THE PROBLEM →
Single out each line with the word "matplotlib" and copy it.

◇ ◇ ◇

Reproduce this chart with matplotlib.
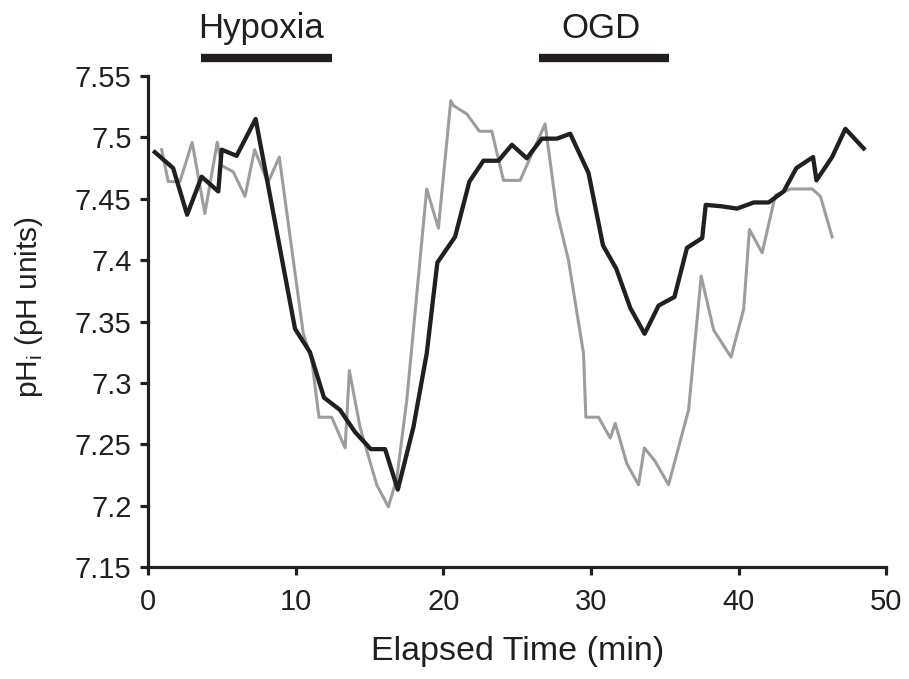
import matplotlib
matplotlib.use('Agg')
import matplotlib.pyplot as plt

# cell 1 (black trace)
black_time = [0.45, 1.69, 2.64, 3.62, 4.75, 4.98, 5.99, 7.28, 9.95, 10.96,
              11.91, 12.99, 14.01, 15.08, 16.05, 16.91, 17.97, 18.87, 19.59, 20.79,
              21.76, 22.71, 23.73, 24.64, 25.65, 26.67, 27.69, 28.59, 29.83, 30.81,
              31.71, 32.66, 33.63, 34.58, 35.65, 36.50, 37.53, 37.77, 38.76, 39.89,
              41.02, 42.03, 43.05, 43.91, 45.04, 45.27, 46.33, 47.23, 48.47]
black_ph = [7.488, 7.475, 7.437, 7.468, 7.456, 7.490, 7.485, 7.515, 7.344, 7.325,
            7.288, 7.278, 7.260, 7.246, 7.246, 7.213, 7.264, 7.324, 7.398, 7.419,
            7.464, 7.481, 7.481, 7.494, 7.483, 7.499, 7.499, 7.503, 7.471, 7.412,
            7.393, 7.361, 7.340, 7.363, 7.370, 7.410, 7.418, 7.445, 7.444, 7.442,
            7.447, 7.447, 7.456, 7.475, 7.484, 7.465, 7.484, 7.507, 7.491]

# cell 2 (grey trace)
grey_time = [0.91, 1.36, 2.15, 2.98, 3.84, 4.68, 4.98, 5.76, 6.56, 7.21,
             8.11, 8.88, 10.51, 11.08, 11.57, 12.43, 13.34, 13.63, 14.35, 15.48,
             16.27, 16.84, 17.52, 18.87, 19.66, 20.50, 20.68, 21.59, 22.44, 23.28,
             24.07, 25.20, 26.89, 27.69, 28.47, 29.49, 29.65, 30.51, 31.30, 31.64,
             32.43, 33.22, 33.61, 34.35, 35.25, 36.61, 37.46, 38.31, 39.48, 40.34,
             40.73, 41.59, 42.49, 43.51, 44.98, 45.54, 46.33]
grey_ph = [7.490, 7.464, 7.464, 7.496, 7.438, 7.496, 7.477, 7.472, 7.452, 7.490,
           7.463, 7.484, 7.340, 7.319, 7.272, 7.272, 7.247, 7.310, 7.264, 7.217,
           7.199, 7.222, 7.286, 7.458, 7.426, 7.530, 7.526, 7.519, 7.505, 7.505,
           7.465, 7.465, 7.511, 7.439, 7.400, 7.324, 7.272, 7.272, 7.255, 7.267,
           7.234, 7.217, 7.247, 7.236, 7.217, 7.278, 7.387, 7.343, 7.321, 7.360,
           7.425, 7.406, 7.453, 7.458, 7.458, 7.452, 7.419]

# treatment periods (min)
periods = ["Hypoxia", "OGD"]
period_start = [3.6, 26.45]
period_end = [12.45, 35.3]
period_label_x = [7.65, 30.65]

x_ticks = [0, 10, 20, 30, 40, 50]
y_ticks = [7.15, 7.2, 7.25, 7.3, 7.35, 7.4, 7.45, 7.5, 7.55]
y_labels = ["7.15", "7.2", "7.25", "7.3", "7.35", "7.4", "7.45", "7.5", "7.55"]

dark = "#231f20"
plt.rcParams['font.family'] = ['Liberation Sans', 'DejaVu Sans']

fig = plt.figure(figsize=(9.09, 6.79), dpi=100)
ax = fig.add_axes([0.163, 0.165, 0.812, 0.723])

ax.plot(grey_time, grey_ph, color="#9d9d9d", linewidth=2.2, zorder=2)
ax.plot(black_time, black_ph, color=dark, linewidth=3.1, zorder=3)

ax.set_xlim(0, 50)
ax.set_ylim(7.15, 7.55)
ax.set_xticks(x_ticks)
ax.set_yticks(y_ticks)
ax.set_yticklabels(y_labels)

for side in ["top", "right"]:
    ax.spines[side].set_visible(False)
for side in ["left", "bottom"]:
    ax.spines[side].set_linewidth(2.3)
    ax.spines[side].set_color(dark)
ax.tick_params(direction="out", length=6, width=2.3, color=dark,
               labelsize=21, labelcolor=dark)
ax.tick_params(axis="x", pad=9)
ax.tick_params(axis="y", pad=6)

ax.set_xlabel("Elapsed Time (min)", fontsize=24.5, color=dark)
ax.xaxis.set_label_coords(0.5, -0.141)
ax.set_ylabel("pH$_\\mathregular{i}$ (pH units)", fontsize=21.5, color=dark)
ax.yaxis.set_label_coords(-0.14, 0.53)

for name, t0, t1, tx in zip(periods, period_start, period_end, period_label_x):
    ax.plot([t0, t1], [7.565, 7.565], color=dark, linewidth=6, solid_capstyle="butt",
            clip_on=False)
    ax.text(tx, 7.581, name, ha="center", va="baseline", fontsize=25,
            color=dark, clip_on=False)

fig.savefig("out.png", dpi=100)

◇ ◇ ◇

EXERCISE RESPONSE →
Reproduce this chart with matplotlib.
import matplotlib
matplotlib.use('Agg')
import matplotlib.pyplot as plt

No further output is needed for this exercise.